RACINE -- President Donald Trump's administration announced Tuesday, September 5th it's phasing out the DACA (Deferred Action for Childhood Arrivals) program and leaving it to Congress to come up with an alternative. Groups of protesters gathered after the announcement was made, with some saying they're feeling frustrated and betrayed.
In downtown Racine, those who defend DACA said it is cruel to make deportation a possibility for those who've lived in the United States since they were kids. That includes Cendi Trujillo, who said she came to Milwaukee when she was two years old.
"I was raised there. I went to school there. I work there. I was involved in my community there. I play sports. Milwaukee is home. It's where I've been," said Trujillo.
In Washington Tuesday, Attorney General Jeff Sessions said the Trump administration is winding down the DACA program because it believes the Obama-era executive order would not hold up in court.
"The compassionate thing to do is end the lawlessness, enforce our laws, and if Congress chooses to make changes to those laws, to do so through the process set forth by our founders," said Sessions.
Any protection for the nearly 800,000 immigrants enrolled in DACA will have to come from Congress. In a statement, House Speaker Paul Ryan said: "It is my hope the House and Senate, with the president's leadership, will be able to find consensus on a permanent legislative solution that includes ensuring those who have done nothing wrong can still contribute as a valued part of this great country."

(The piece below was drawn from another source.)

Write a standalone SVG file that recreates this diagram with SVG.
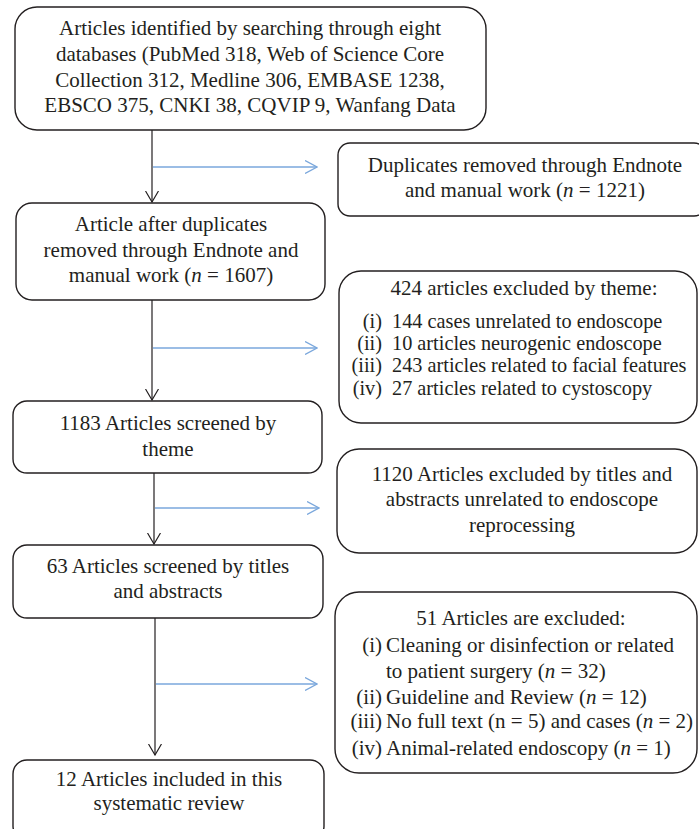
<svg xmlns="http://www.w3.org/2000/svg" width="699" height="829" viewBox="0 0 699 829">
<defs>
<style>
.box{fill:#fff;stroke:#231f20;stroke-width:1.4}
text{font-family:"Liberation Serif","Times New Roman",serif;font-size:21px;fill:#231f20}
.c{text-anchor:middle}
.e{text-anchor:end}
.s{font-size:20.3px}
.down{stroke:#231f20;stroke-width:1.2;fill:none}
.side{stroke:#7aa7dc;stroke-width:1.4;fill:none}
</style>
<marker id="ab" viewBox="0 0 12 14" refX="11.5" refY="7" markerWidth="12" markerHeight="14" markerUnits="userSpaceOnUse" orient="auto">
<path d="M0.5,0.5 L11.5,7 L0.5,13.5" fill="none" stroke="#231f20" stroke-width="1.2"/>
</marker>
<marker id="ablue" viewBox="0 0 13 14" refX="12.5" refY="7" markerWidth="13" markerHeight="14" markerUnits="userSpaceOnUse" orient="auto">
<path d="M0.5,0.5 L12.5,7 L0.5,13.5" fill="none" stroke="#7aa7dc" stroke-width="1.3"/>
</marker>
</defs>
<rect width="699" height="829" fill="#fff"/>

<g id="connectors">
<line class="down" x1="152" y1="130" x2="152" y2="202" marker-end="url(#ab)"/>
<line class="side" x1="153" y1="167" x2="317" y2="167" marker-end="url(#ablue)"/>
<line class="down" x1="152" y1="300" x2="152" y2="400" marker-end="url(#ab)"/>
<line class="side" x1="153" y1="348" x2="317" y2="348" marker-end="url(#ablue)"/>
<line class="down" x1="154" y1="473" x2="154" y2="544" marker-end="url(#ab)"/>
<line class="side" x1="155" y1="508" x2="319" y2="508" marker-end="url(#ablue)"/>
<line class="down" x1="155" y1="618" x2="155" y2="755" marker-end="url(#ab)"/>
<line class="side" x1="156" y1="684" x2="317" y2="684" marker-end="url(#ablue)"/>
</g>

<g id="n1">
<rect class="box" x="15" y="7" width="471" height="123" rx="22"/>
<text class="c" x="250" y="35">Articles identified by searching through eight</text>
<text class="c" x="250" y="61">databases (PubMed 318, Web of Science Core</text>
<text class="c" x="250" y="87">Collection 312, Medline 306, EMBASE 1238,</text>
<text class="c" x="250" y="112">EBSCO 375, CNKI 38, CQVIP 9, Wanfang Data</text>
</g>

<g id="n2">
<rect class="box" x="338" y="143" width="368" height="73" rx="12"/>
<text class="c" x="525" y="172">Duplicates removed through Endnote</text>
<text class="c" x="525" y="197">and manual work (<tspan font-style="italic">n</tspan> = 1221)</text>
</g>

<g id="n3">
<rect class="box" x="16" y="203" width="309" height="97" rx="16"/>
<text class="c" x="171" y="231">Article after duplicates</text>
<text class="c" x="171" y="257">removed through Endnote and</text>
<text class="c" x="171" y="282">manual work (<tspan font-style="italic">n</tspan> = 1607)</text>
</g>

<g id="n4">
<rect class="box" x="339" y="271" width="358" height="152" rx="22"/>
<text class="c" x="524" y="295">424 articles excluded by theme:</text>
<text class="e s" x="382" y="328">(i)</text>
<text class="s" x="392" y="328">144 cases unrelated to endoscope</text>
<text class="e s" x="382" y="350">(ii)</text>
<text class="s" x="392" y="350">10 articles neurogenic endoscope</text>
<text class="e s" x="382" y="372">(iii)</text>
<text class="s" x="392" y="372">243 articles related to facial features</text>
<text class="e s" x="382" y="395">(iv)</text>
<text class="s" x="392" y="395">27 articles related to cystoscopy</text>
</g>

<g id="n5">
<rect class="box" x="13" y="401" width="309" height="72" rx="14"/>
<text class="c" x="168" y="430">1183 Articles screened by</text>
<text class="c" x="168" y="456">theme</text>
</g>

<g id="n6">
<rect class="box" x="337" y="449" width="360" height="104" rx="22"/>
<text class="c" x="522" y="481">1120 Articles excluded by titles and</text>
<text class="c" x="522" y="506">abstracts unrelated to endoscope</text>
<text class="c" x="522" y="532">reprocessing</text>
</g>

<g id="n7">
<rect class="box" x="13" y="545" width="310" height="73" rx="14"/>
<text class="c" x="168" y="573">63 Articles screened by titles</text>
<text class="c" x="168" y="598">and abstracts</text>
</g>

<g id="n8">
<rect class="box" x="335" y="592" width="362" height="181" rx="24"/>
<text class="c" x="521" y="625">51 Articles are excluded:</text>
<text class="e" x="382" y="652">(i)</text>
<text x="386" y="652">Cleaning or disinfection or related</text>
<text x="386" y="678">to patient surgery (<tspan font-style="italic">n</tspan> = 32)</text>
<text class="e" x="382" y="704">(ii)</text>
<text x="386" y="704">Guideline and Review (<tspan font-style="italic">n</tspan> = 12)</text>
<text class="e" x="382" y="728">(iii)</text>
<text x="386" y="728">No full text (n = 5) and cases (<tspan font-style="italic">n</tspan> = 2)</text>
<text class="e" x="382" y="755">(iv)</text>
<text x="386" y="755">Animal-related endoscopy (<tspan font-style="italic">n</tspan> = 1)</text>
</g>

<g id="n9">
<rect class="box" x="13" y="760" width="311" height="80" rx="14"/>
<text class="c" x="169" y="786">12 Articles included in this</text>
<text class="c" x="169" y="810">systematic review</text>
</g>
</svg>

Immigration lawyer Jerry Grzeca said it was a busy Tuesday, and added, given past legislative efforts that fell short, he's not optimistic.
"There probably aren't enough Republicans in the Senate or the House that would agree to this type of what they consider to be amnesty legislation without concessions made on legal immigration and other aspects of immigration, including further enforcement like the border wall," said Grzeca. "And if they go in that direction where they seek concession, they’ll lose Democrats so it’s a lose-lose with dreamers caught in the middle."
In Racine, Valeria Ruiz Lira said she's still hopeful, but also hurt.
"I’m a human being. I don’t see myself as being any different from (those opposed to DACA). My blood is the same color as them," Ruiz Lira said. "I have bones. I have eyes. I have arms. I don’t know what makes me different from them."
The protesters in Racine ended a five-day hunger strike Tuesday.
On Tuesday evening, they marched to Speaker Ryan's Racine office to demand a legislative solution. Some said they cried when they heard the news about DACA Tuesday.
Some who were too young to remember their journey to the United States rallies in support of so-called "dreamers" Tuesday evening. A large crowd gathered in downtown Racine.
"I don't know what the word is to describe now that I've been here for 18 years and they want to send me back," Ruiz Lira said.
Ruiz Lira was brought to Racine from Mexico by her parents when she was three. She excelled in school and has become an advocate for immigrant rights.
"Now they are saying that my grades, my conduct doesn't matter because I am still seen as a threat," Ruiz Lira said.
She and others marched Tuesday in support of the program that promised children of illegal immigrants the right to stay in the United States.
Rogelio Regis of Milwaukee said he doesn't remember his journey to the U.S. from Mexico.
"My parents just told me we came here for vacation and ended up staying here," Regis said.
The college student now fears he may one day be deported to a country he doesn't know.
"I cried when I heard," Regis said.
DACA was created following a stalemate in Congress on illegal immigration. Then-President Barack Obama created the program using an executive order, a power the Trump administration says the president did not possess.
"The executive branch sought to achieve what the legislative branch specifically refused to authorize on multiple occasions," AG Sessions said Tuesday.
The Trump administration says it'll dismantle the program slowly, allowing Congress more time to pass immigration reform.
"It's not our fault we were brought here. Hopefully we will fight for our lives and get something passed," Ruiz Lira said.
The group marched for more than an hour throughout downtown Racine.